Will Dunlap, who plays the Night Clerk, connected with Wilson and Konrad through Cadence’s adult acting classes. Dunlap says that his character is a stand-in for the audience.
“He is the witness to the gambler, the monologues, the ramblings, but as witnesses go, he’s not particularly enthralled or perceptive, and it takes him a while to wake up to what the man is saying,” says Dunlap, who is also an upper school English teacher and department chair at Collegiate School. “It’s particularly dark in some respects, but kind of inspiring.”
The trio have been slowly workshopping the piece for eight months, which Wilson says is his “dream.”
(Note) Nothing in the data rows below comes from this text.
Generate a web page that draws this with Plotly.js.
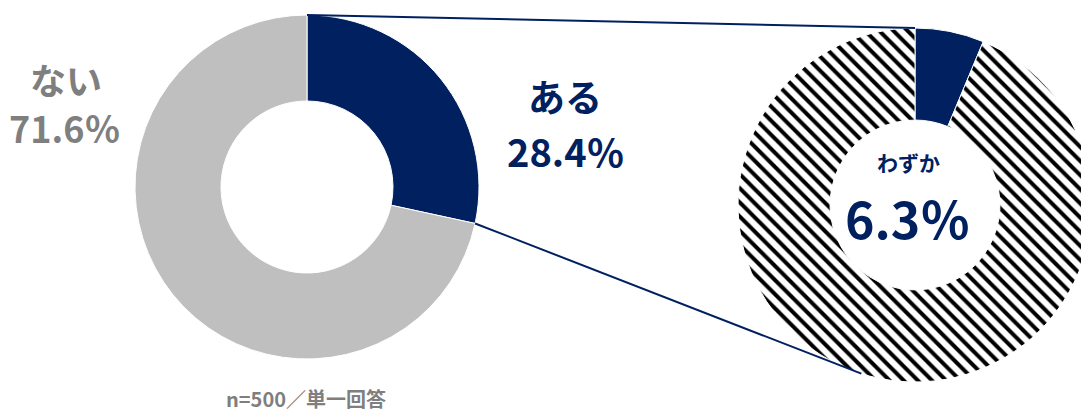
<!DOCTYPE html>
<html><head><meta charset="utf-8">
<script src="https://cdn.plot.ly/plotly-3.0.1.min.js"></script>
<style>html,body{margin:0;padding:0;overflow:hidden;background:#fff;width:1081px;height:414px}#chart{width:1100px;height:414px}</style>
</head><body><div id="chart"></div>
<script>
// ---- data ----
const mainLabels = ['ある', 'ない'];
const mainValues = [28.4, 71.6];
const subLabels = ['わずか', 'その他'];
const subValues = [6.3, 93.7];
const footnote = 'n=500／単一回答';

// ---- layout geometry (pixels) ----
const W = 1100, H = 414;
const L = {cx: 307, cy: 187, r: 172};
const R = {cx: 915, cy: 205, r: 177};
const NAVY = '#002060', GRAY = '#bfbfbf', TGRAY = '#7f7f7f';
const FONT = '"Noto Sans CJK JP", "Noto Sans", sans-serif';

function dom(c) { return {x: [(c.cx - c.r) / W, (c.cx + c.r) / W], y: [1 - (c.cy + c.r) / H, 1 - (c.cy - c.r) / H]}; }
function pt(c, frac) { const a = frac * 2 * Math.PI; return [c.cx + c.r * Math.sin(a), c.cy - c.r * Math.cos(a)]; }
function px(x) { return x / W; }
function py(y) { return 1 - y / H; }

const total = mainValues.reduce((a, b) => a + b, 0);
const yesFrac = mainValues[0] / total;

const traces = [
  {type: 'pie', labels: mainLabels, values: mainValues, sort: false, direction: 'clockwise', rotation: 0,
   hole: 0.5, domain: dom(L), textinfo: 'none', hoverinfo: 'skip', showlegend: false,
   marker: {colors: [NAVY, GRAY], line: {color: '#ffffff', width: 1}}},
  {type: 'pie', labels: subLabels, values: subValues, sort: false, direction: 'clockwise', rotation: 0,
   hole: 0.48, domain: dom(R), textinfo: 'none', hoverinfo: 'skip', showlegend: false,
   marker: {colors: [NAVY, '#ffffff'], line: {color: '#ffffff', width: 1},
            pattern: {shape: ['', '\\'], fgcolor: '#000000', bgcolor: '#ffffff', size: 10, solidity: 0.4}}}
];

const a0 = pt(L, 0), b0 = pt(R, 0);
const a1 = pt(L, yesFrac), b1 = pt(R, 0.549);
const shapes = [
  {type: 'line', xref: 'paper', yref: 'paper', x0: px(a0[0]), y0: py(a0[1]), x1: px(b0[0]), y1: py(b0[1]), line: {color: NAVY, width: 2}},
  {type: 'line', xref: 'paper', yref: 'paper', x0: px(a1[0]), y0: py(a1[1]), x1: px(b1[0]), y1: py(b1[1]), line: {color: NAVY, width: 2}}
];

function ann(text, x, y, size, color) {
  return {text: text, xref: 'paper', yref: 'paper', x: px(x), y: py(y), xanchor: 'center', yanchor: 'middle',
          showarrow: false, font: {family: FONT, size: size, color: color, weight: 700}};
}
const annotations = [
  ann('<b>' + mainLabels[1] + '</b>', 66, 79, 36, TGRAY),
  ann('<b>' + mainValues[1].toFixed(1) + '％</b>', 64, 127, 36, TGRAY),
  ann('<b>' + mainLabels[0] + '</b>', 565, 96, 37, NAVY),
  ann('<b>' + mainValues[0].toFixed(1) + '％</b>', 566, 150, 38, NAVY),
  ann('<b>' + subLabels[0] + '</b>', 908, 162, 21, NAVY),
  ann('<b>' + subValues[0].toFixed(1) + '％</b>', 907, 217, 50, NAVY),
  ann('<b>' + footnote + '</b>', 306, 398, 20, TGRAY)
];

Plotly.newPlot('chart', traces, {
  width: W, height: H, margin: {l: 0, r: 0, t: 0, b: 0},
  paper_bgcolor: '#ffffff', plot_bgcolor: '#ffffff',
  shapes: shapes, annotations: annotations, showlegend: false
}, {staticPlot: true});
</script></body></html>
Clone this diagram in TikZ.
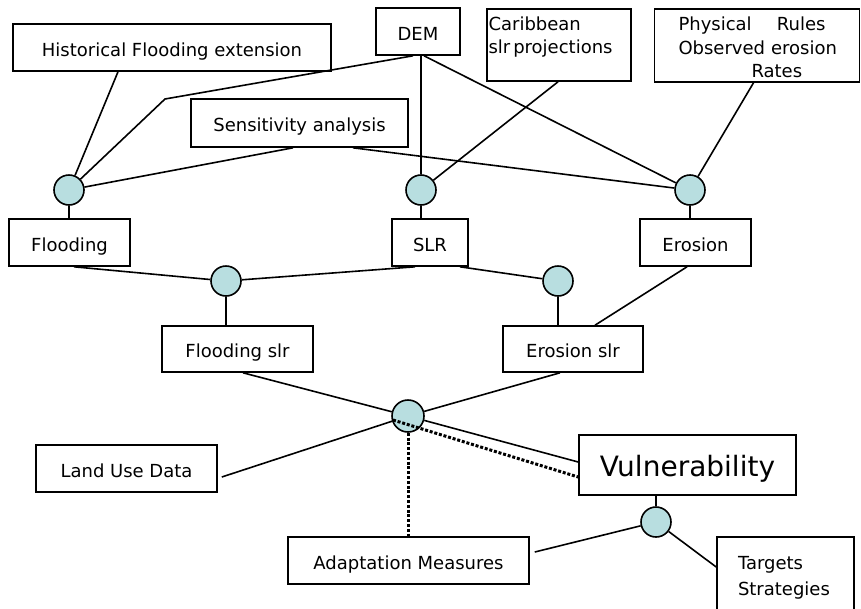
\documentclass[tikz,border=0pt]{standalone}
\usepackage{fontspec}
\setmainfont{DejaVu Sans}
\definecolor{hubfill}{RGB}{184,222,224}
\begin{document}
\begin{tikzpicture}[x=1pt,y=-1pt,
  box/.style={draw, line width=1.6pt, inner sep=0pt, font=\fontsize{18}{24}\selectfont, text height=17.5pt, text depth=0pt},
  hub/.style={draw, circle, fill=hubfill, line width=1.6pt, minimum size=30pt, inner sep=0pt},
  link/.style={line width=1.6pt},
  dotlink/.style={line width=3pt, dash pattern=on 3pt off 1.8pt}]
\useasboundingbox (0,0) rectangle (861,608);

% boxes
\node[box, minimum width=318pt, minimum height=47pt] (hist) at (172,47.5) {Historical Flooding extension};
\node[box, minimum width=84pt, minimum height=47pt] (dem) at (418,31.5) {DEM};
\node[box, minimum width=144pt, minimum height=72pt, text width=141pt, align=left, font=\fontsize{18}{23}\selectfont, text height=14pt, text depth=42.6pt] (carib) at (559,45) {Caribbean\\slr\hspace{3pt}projections};
\node[box, minimum width=205pt, minimum height=73pt, text width=205pt, align=left, font=\fontsize{18}{23.5}\selectfont, text height=14pt, text depth=43.6pt] (phys) at (757,45.5) {\hspace*{24pt}\makebox[147pt][l]{Physical\hfill Rules}\\\hspace*{24pt}Observed erosion\\\hspace*{97pt}Rates};
\node[box, minimum width=217pt, minimum height=48pt] (sens) at (299.5,123) {Sensitivity analysis};
\node[box, minimum width=121pt, minimum height=47pt] (flood) at (69.5,242.5) {Flooding};
\node[box, minimum width=76pt, minimum height=47pt] (slr) at (430,242.5) {SLR};
\node[box, minimum width=111pt, minimum height=47pt] (eros) at (695.5,242.5) {Erosion};
\node[box, minimum width=151pt, minimum height=46pt] (floodslr) at (237.5,349) {Flooding slr};
\node[box, minimum width=140pt, minimum height=46pt] (erosslr) at (573,349) {Erosion slr};
\node[box, minimum width=181pt, minimum height=47pt] (landuse) at (126.5,468.5) {Land Use Data};
\node[box, minimum width=217pt, minimum height=60pt, font=\fontsize{28}{32}\selectfont, text height=23.4pt] (vuln) at (687.5,465) {Vulnerability};
\node[box, minimum width=241pt, minimum height=47pt] (adapt) at (408.5,560.5) {Adaptation Measures};
\node[box, minimum width=137pt, minimum height=73pt, text width=95pt, align=left, font=\fontsize{18}{26}\selectfont, text height=14pt, text depth=22.4pt] (targets) at (785.5,573.5) {Targets\\Strategies};

% hubs
\node[hub] (c1) at (69,190) {};
\node[hub] (c2) at (421,190) {};
\node[hub] (c3) at (690,190) {};
\node[hub] (c4) at (226,281) {};
\node[hub] (c5) at (558,281) {};
\node[hub, minimum size=32pt] (c6) at (408,416) {};
\node[hub] (c7) at (656,522) {};

% connectors
\coordinate (bend) at (165,99);
\draw[link] ([xshift=-5pt]dem.south) -- (bend) -- (c1);
\draw[link] ([xshift=-54pt]hist.south) -- (c1);
\draw[link] (c1) -- ([xshift=-6.5pt]sens.south);
\draw[link] ([xshift=53.5pt]sens.south) -- (c3);
\draw[link] (dem.south -| c2) -- (c2);
\draw[link] ([xshift=6pt]dem.south) -- (c3);
\draw[link] ([xshift=-1pt]carib.south) -- (c2);
\draw[link] ([xshift=-3.5pt]phys.south) -- (c3);
\draw[link] (c1) -- (c1 |- flood.north);
\draw[link] (c2) -- (c2 |- slr.north);
\draw[link] (c3) -- (c3 |- eros.north);
\draw[link] ([xshift=4.5pt]flood.south) -- (c4);
\draw[link] (c4) -- ([xshift=-15pt]slr.south);
\draw[link] ([xshift=30pt]slr.south) -- (c5);
\draw[link] (c4) -- (c4 |- floodslr.north);
\draw[link] (c5) -- (c5 |- erosslr.north);
\draw[link] ([xshift=-8.5pt]eros.south) -- ([xshift=22pt]erosslr.north);
\draw[link] ([xshift=5.5pt]floodslr.south) -- (c6) -- ([yshift=3pt]vuln.west);
\draw[link] ([xshift=-13pt]erosslr.south) -- (c6) -- ([xshift=4pt,yshift=-8.5pt]landuse.east);
\draw[dotlink] (c6) -- (c6 |- adapt.north);
\draw[dotlink] ([xshift=-15pt,yshift=-4pt]c6.center) -- ([yshift=-12pt]vuln.west);
\draw[link] (vuln.south -| c7) -- (c7);
\draw[link] (c7) -- ([xshift=5pt,yshift=8.5pt]adapt.east);
\draw[link] (c7) -- ([yshift=6.5pt]targets.west);
\end{tikzpicture}
\end{document}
“It has afforded all of us the time to explore, to try things out,” Wilson says. “We’re seeing the fruits of it in rehearsals now, and that wouldn’t have happened if we’d done it in a month.”
Dunlap says that anyone who’s experienced grief will commiserate with Erie.
“This is a character study of a particular kind of egotist who is deeply involved with himself and is working out the intricacies of what it means to be alone after someone you love has died,” he says.
Konrad lauds Dunlap for his work.
“The Night Clerk is a very hard part,” he says. “He doesn’t have a lot of lines, per se, but his presence on the stage is pretty big and there’s a subtle interplay between my character and him that has absolutely got to be nailed for it to work.”
More than some of O’Neill’s other work, Konrad believes “Hughie” has a note of optimism at its close.
“There’s something hopeful about the show,” he says. “It’s a simple little play that has a really positive, affirming ending.”
By staging it at The Basement with a full bar and jazz performances by the John Winn Trio, Wilson says the hope is to have audience members feel like they’re entering a speakeasy.
“People can come in, have a drink, listen to music, then, at about 8, we’ll usher folks back into the theater space,” he says. “At the end of the show, everybody can head back to the bar, have a nightcap and listen to more music.”